A necessidade de repensar e reformular o
corpus da literatura latino-americana deriva da certeza de que sua delimitação
atual obedece, em última instância, a uma visão oligárquico-burguesa da
literatura, visão que foi transmutada em base crítica quase axiomática,
mediante operações ideológicas que só recentemente são discerníveis como tais.
Deriva também da convicção de que o desenvolvimento real das contradições
sociais na América Latina permite ensaiar outras alternativas que se vinculem
aos interesses e `a cultura populares” Antonio Cornejo Polar.
Número 43 da
excelente coleção “Humanita”, publicada pela Universidade Federal de Minas Gerais,
neste ano, O condor voa, do peruano Antonio Cornejo Polar, uma
reunião de seus principais trabalhos sobre a Crítica latino-americana e sobre
autores andinos. Num desses trabalhos,
“Unidade, Pluralidade, Totalidade: o corpus da Literatura latino-americana”

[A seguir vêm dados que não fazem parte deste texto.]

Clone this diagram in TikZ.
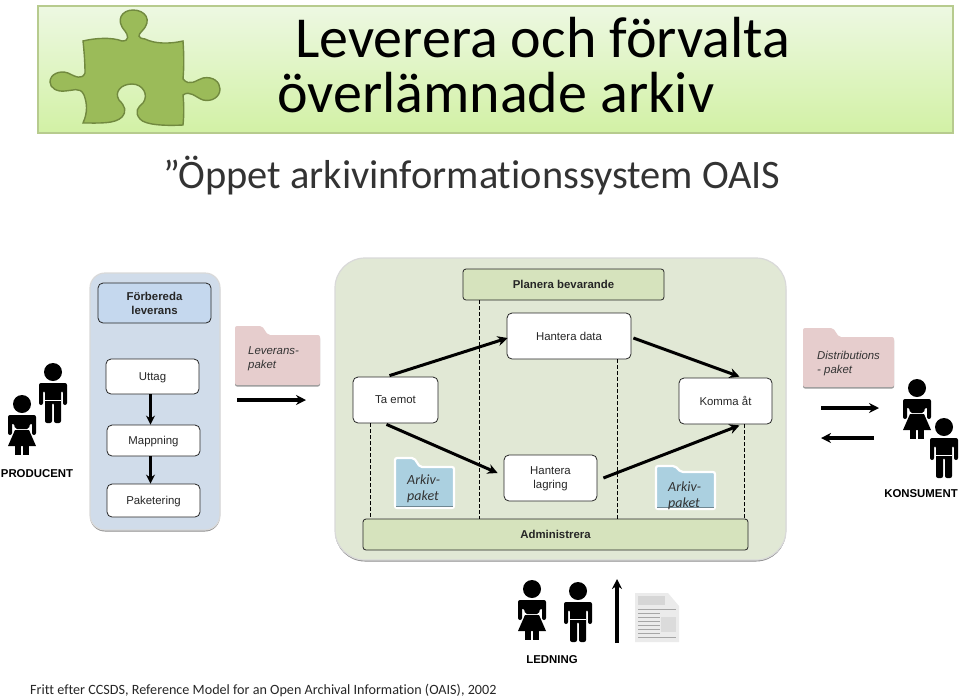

sua proposta é esboçar o corpus sobre o
qual deveria trabalhar a crítica
literária latino-americana. Ele parte da realidade, comum no Continente (ainda
que ele se refira mais especificamente à Literatura andina): a crítica é efetuada, apenas, sobre corpus unitários e mais ou menos homogêneos, sendo portanto,
excluída de sua análise toda a produção que se diferencie da norma
privilegiada, obediente às leis culturais dos grupos dominantes. Isto é, a crítica literária latino-americana
trabalha sobre corpus ilegitimamente recortados, eliminadora de tudo o quê
não seja Literatura culta (o popular, por exemplo, que no Brasil corresponderia
à Literatura de Cordel ou a expressão em línguas nativas) numa recusa insensata
diante do real interesse que esses corpus despertam numa parcela da população.
A resposta do
crítico peruano ao que chama de reducionismo
ideológico consiste, primeiramente, em aceitar a pluralidade das
Literaturas Latino-americanas – que para a crítica mais conservadora se
constitui uma única expressão literária – , reivindicando, para cada uma delas,
o seu próprio valor artístico e a sua representatividade
social. Daí, a necessidade de uma História da Literatura, entrelaçada à
História isto é, inscrever os sistemas literários num processo histórico social
abrangente, construir uma totalidade
concreta. Como exemplo, se refere à Literatura da Conquista (inscrita no
eixo da História social da Conquista) cuja totalidade literária se constituiria da Literatura indígena (que narra,
em relatos e elegias a chegada dos conquistadores e a destruição por eles
realizada), da Literatura hispânica (
que relata o descobrimento e testemunha a nova realidade em crônicas e
cartas e documentos que oscilam entre a verdade e a fantasia), da Literatura
popular (expressão dos soldados que em coplas e canções crítico-satíricas revelam a sua decepção), da Literatura
moralista dos espanhóis (que se interrogam sobre a legitimidade da Conquista,
condenando a crueldade dos atos hispânicos em textos históricos ou jurídicos ou
em alegações humanitárias), da Literatura oficial hispânica (que em crônicas e
relatos pretendem interpretações pró-imperiais, visando obtenção de prebendas),
da Literatura espanhola de catequese (que em busca da conversão dos indígenas
se servem do dramático e do oratório), da Literatura de transculturação (que
tratam de explicar os acontecimentos, de
situar seus autores nesse contexto fluente, em busca de uma autenticidade
pessoal, e que contém alguns germes do que muito mais tarde serão projetos
nacionais ).
Na verdade,
como Antonio Cornejo Polar não deixa de indicar, nos tópicos que menciona, não
há o estabelecimento de uma estrutura, mas o alicerce sobre o qual a investigação concreta poderá traçar a rede
de relações que, efetivamente, encadeia e dinamiza a totalidade. Tampouco
deixa de notar que um trabalho de tal magnitude não está isento de dificuldades
que são, no entanto, compensadas ao possibilitar o exercício de uma crítica que ao
incorporar a seu objeto as relações entre os sistemas literários e entre estes
e a história social que lhes corresponde, está apta a examinar o que no fundo é
decisivo: a reprodução especificamente literária dos conflitos e contradições
que tecem a história global de nossa sociedade.
Sem dúvida, é
uma proposta de trabalho cujo valor reside, não apenas em se antepor ao que
sempre foi preconizado pela crítica tradicional, submissa à orientações
forâneas ou em indicar princípios
inovadores, mas, sobretudo, pelo posicionar-se ideologicamente, quando indica
esse caminho que foi sempre preterido: o da descolonização.